Even before tossing in a
James Brown cover, Palermo made me realize the ‘74 band’s real
secret: George, Napoleon and
Chester were Frank’s undercover funk soul machine.
For most anyone, including Frank, this combo of Napoleon's ‘74 set
list and a Grand Wazoo-sized
band with 15 years of practice would be a dream come true. For
Palermo, the Search for the Big
Note continued. He did it with his G-Spot Tornado mash-up,
rhythmically overlaying Ellington’s
Caravan and Santana’s Jingo. A Latin-tinged break in Florentine
Pogen. His patented King Kong
meets King Crimson 21st Century Schizoid Man jam.

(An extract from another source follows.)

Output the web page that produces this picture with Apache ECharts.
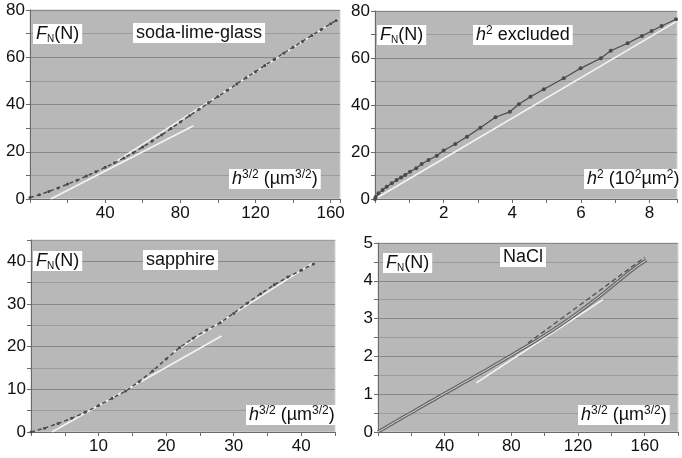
<!DOCTYPE html>
<html>
<head>
<meta charset="utf-8">
<script src="https://cdn.jsdelivr.net/npm/echarts@6/dist/echarts.min.js"></script>
<style>
  html, body { margin: 0; padding: 0; background: #fff; }
  #chart { width: 682px; height: 458px; }
</style>
</head>
<body>
<div id="chart"></div>
<script>
// soda-lime-glass, F_N against h^(3/2)
const glassH = [0, 5, 10, 15, 20, 25, 30, 35, 40, 45, 50, 55, 60, 65, 70, 75, 80, 85, 90, 95, 100, 105, 110, 115, 120, 125, 130, 135, 140, 145, 150, 155, 160, 163];
const glassF = [0.6, 1.8, 3.2, 4.7, 6.3, 7.9, 9.7, 11.5, 13.4, 15.3, 17.4, 19.6, 22.0, 24.5, 27.1, 29.8, 32.6, 35.3, 38.0, 40.7, 43.4, 46.0, 48.7, 51.3, 53.9, 56.5, 59.1, 61.7, 64.2, 66.7, 69.2, 71.7, 74.2, 75.6];
const glassFitLow = [[11, 0], [87, 31]];
const glassFitHigh = [[45, 15.5], [164, 76.2]];

// h^2 excluded, F_N against h^2
const exclH2 = [0, 0.02, 0.1, 0.22, 0.34, 0.49, 0.63, 0.76, 0.88, 1.02, 1.2, 1.36, 1.56, 1.8, 2.0, 2.34, 2.68, 3.07, 3.51, 3.93, 4.19, 4.53, 4.92, 5.5, 5.99, 6.58, 6.87, 7.36, 7.78, 8.06, 8.35, 8.77];
const exclF = [0, 0.8, 2.4, 3.8, 5.2, 6.7, 8.1, 9.2, 10.2, 11.6, 13.1, 14.9, 16.6, 18.4, 20.6, 23.4, 26.5, 30.3, 34.8, 37.1, 40.3, 43.5, 46.7, 51.4, 55.6, 59.9, 63.1, 66.3, 69.4, 71.5, 73.6, 76.5];
const exclFit = [[0, 0], [8.8, 75.7]];

// sapphire
const sapphH = [0, 2, 4, 6, 8, 10, 12, 14, 16, 18, 20, 22, 24, 26, 28, 30, 32, 34, 36, 38, 40, 41.8];
const sapphF = [0, 0.9, 2.0, 3.2, 4.6, 6.2, 7.9, 9.6, 11.8, 14.3, 17.1, 19.8, 22.0, 23.9, 25.6, 27.8, 30.2, 32.4, 34.5, 36.3, 37.9, 39.4];
const sapphFitLow = [[3.1, 0], [28.2, 22.5]];
const sapphFitHigh = [[21, 18.6], [41.8, 39.7]];

// NaCl
const naclH = [0, 5, 10, 15, 20, 25, 30, 35, 40, 45, 50, 55, 60, 65, 70, 75, 80, 85, 90, 95, 100, 105, 110, 115, 120, 125, 130, 135, 140, 145, 150, 155, 161];
const naclF = [0, 0.13, 0.26, 0.39, 0.51, 0.64, 0.77, 0.89, 1.02, 1.14, 1.27, 1.39, 1.52, 1.64, 1.77, 1.9, 2.03, 2.16, 2.29, 2.42, 2.56, 2.7, 2.85, 3.0, 3.16, 3.32, 3.49, 3.66, 3.84, 4.02, 4.2, 4.37, 4.55];
const naclFitLow = [[59, 1.3], [135, 3.5]];
const naclFitHigh = [[90, 2.35], [160, 4.62]];

const FONT = 'Liberation Sans, Arial, sans-serif';
const AXIS = '#6a6a6a';

const zip = (xs, ys) => xs.map((x, i) => [x, ys[i]]);
const isStep = (v, step) => Math.abs(v / step - Math.round(v / step)) < 1e-6;

function xAxis(idx, max, interval, labelStep) {
  return {
    type: 'value', gridIndex: idx, min: 0, max: max, interval: interval,
    axisLine: { show: true, onZero: false, lineStyle: { color: AXIS } },
    axisTick: { show: true, length: 4, lineStyle: { color: AXIS } },
    axisLabel: {
      color: '#111', fontSize: 17, fontFamily: FONT, margin: 6,
      formatter: v => (v > 0 && isStep(v, labelStep)) ? String(v) : ''
    },
    splitLine: { show: false }
  };
}

function yAxis(idx, max, interval, labelStep) {
  return {
    type: 'value', gridIndex: idx, min: 0, max: max, interval: interval,
    axisLine: { show: true, lineStyle: { color: AXIS } },
    axisTick: { show: true, length: 4, lineStyle: { color: AXIS } },
    axisLabel: {
      color: '#111', fontSize: 17, fontFamily: FONT, margin: 5,
      formatter: v => isStep(v, labelStep) ? String(v) : ''
    },
    splitLine: { show: true, lineStyle: { color: ['#888888', '#9c9c9c'], width: 1 } }
  };
}

function fit(idx, data, color, dashed) {
  return {
    type: 'line', xAxisIndex: idx, yAxisIndex: idx, data: data,
    symbol: 'none', silent: true,
    lineStyle: { color: color, width: 1.5, type: dashed ? [5, 3] : 'solid' }
  };
}

function points(idx, data, opts) {
  return Object.assign({
    type: 'line', xAxisIndex: idx, yAxisIndex: idx, data: data,
    symbol: 'circle', symbolSize: 3,
    itemStyle: { color: '#4a4a4a' },
    lineStyle: { color: '#4a4a4a', width: 1.5, type: [4, 3] }
  }, opts || {});
}

const rich = {
  i: { fontStyle: 'italic', fontSize: 18, fontFamily: FONT, lineHeight: 20 },
  s: { fontSize: 10, fontFamily: FONT, lineHeight: 11, verticalAlign: 'bottom' },
  p: { fontSize: 12, fontFamily: FONT, lineHeight: 12, verticalAlign: 'top' }
};

function label(left, top, text) {
  return {
    type: 'text', left: left, top: top, z: 100,
    style: {
      text: text, rich: rich, fontSize: 18, fontFamily: FONT, lineHeight: 20,
      fill: '#111', backgroundColor: '#fff', padding: [0, 3]
    }
  };
}

const option = {
  animation: false,
  backgroundColor: '#fff',
  grid: [
    { left: 30, top: 10, width: 310, height: 189 },
    { left: 375, top: 11, width: 302, height: 188 },
    { left: 31, top: 240, width: 304, height: 192 },
    { left: 378, top: 243, width: 300, height: 189 }
  ].map(g => Object.assign(g, { show: true, backgroundColor: '#b8b8b8', borderColor: '#d4d4d4', borderWidth: 1 })),
  xAxis: [
    xAxis(0, 165, 20, 40),
    xAxis(1, 8.8, 1, 2),
    xAxis(2, 45, 5, 10),
    xAxis(3, 180, 20, 40)
  ],
  yAxis: [
    yAxis(0, 80, 10, 20),
    yAxis(1, 80, 10, 20),
    yAxis(2, 45, 5, 10),
    yAxis(3, 5, 0.5, 1)
  ],
  series: [
    fit(0, glassFitLow, '#f4f4f4'),
    fit(0, glassFitHigh, '#f4f4f4'),
    points(0, zip(glassH, glassF)),

    fit(1, exclFit, '#f4f4f4'),
    points(1, zip(exclH2, exclF), { symbolSize: 4, lineStyle: { color: '#4a4a4a', width: 1.2 } }),

    fit(2, sapphFitLow, '#f4f4f4'),
    fit(2, sapphFitHigh, '#f4f4f4'),
    points(2, zip(sapphH, sapphF)),

    fit(3, naclFitLow, '#f4f4f4'),
    points(3, zip(naclH, naclF), { symbol: 'none', lineStyle: { color: '#6a6a6a', width: 3.5 } }),
    points(3, zip(naclH, naclF), { symbol: 'none', lineStyle: { color: '#d2d2d2', width: 1 } }),
    fit(3, naclFitHigh, '#5a5a5a', true)
  ],
  graphic: [
    label(33, 24, '{i|F}{s|N}(N)'),
    label(133, 23, 'soda-lime-glass'),
    label(229, 169, '{i|h}{p|3/2} (µm{p|3/2})'),

    label(377, 25, '{i|F}{s|N}(N)'),
    label(473, 25, '{i|h}{p|2} excluded'),
    label(584, 169, '{i|h}{p|2} (10{p|2}µm{p|2})'),

    label(33, 251, '{i|F}{s|N}(N)'),
    label(143, 250, 'sapphire'),
    label(246, 405, '{i|h}{p|3/2} (µm{p|3/2})'),

    label(383, 253, '{i|F}{s|N}(N)'),
    label(500, 247, 'NaCl'),
    label(578, 405, '{i|h}{p|3/2} (µm{p|3/2})')
  ]
};

const chart = echarts.init(document.getElementById('chart'));
chart.setOption(option);
</script>
</body>
</html>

Peaches, its
ending re-arranged yet again -
all those notes, all those fingers - because Frank never stopped
re-working his own Big Puzzle
Such shows leave one begging for a live CD filled with sweaty
imperfections, and dreaming of a
visit from Ruth Underwood or Ed Mann, despite how well Ed’s keyboard
player covers
percussion parts. But what really stays, long after every Palermo
show or listen, are the musical
references that litter every arrangement, nagging at you
wonderfully: Wasn’t that a dash of the
Who’s “Love Reign O’er Me” in Dupree’s Paradise? King Kong in Let’s
Move to Cleveland?
The Inca Roads double beat in Idiot Bastard Son? A snatch of Easy
Meat in Arf? And Napoleon
be damned, just to be weird, he brought out that greasy fake Sinatra
guy again. Well, WWFD?
Whatever it is Frank would do, that’s what Palermo does while still
being himself. He has the
musical intellect to back up his love for and grasp of Zappa’s
personal art, which was to
understand, honor and celebrate whatever music he heard, wrote,
hijacked or even mocked. To
hear anything equally new and Frank, you need to time travel back
forty years with the recently
released original Lumpy Gravy found on Lumpy Money. Get it.
But if you like it fresh, you’ll want every thing Palermo serves up.
He’s mastered the Art of
Frank Cooking. And with that band, you CAN do that on stage anymore!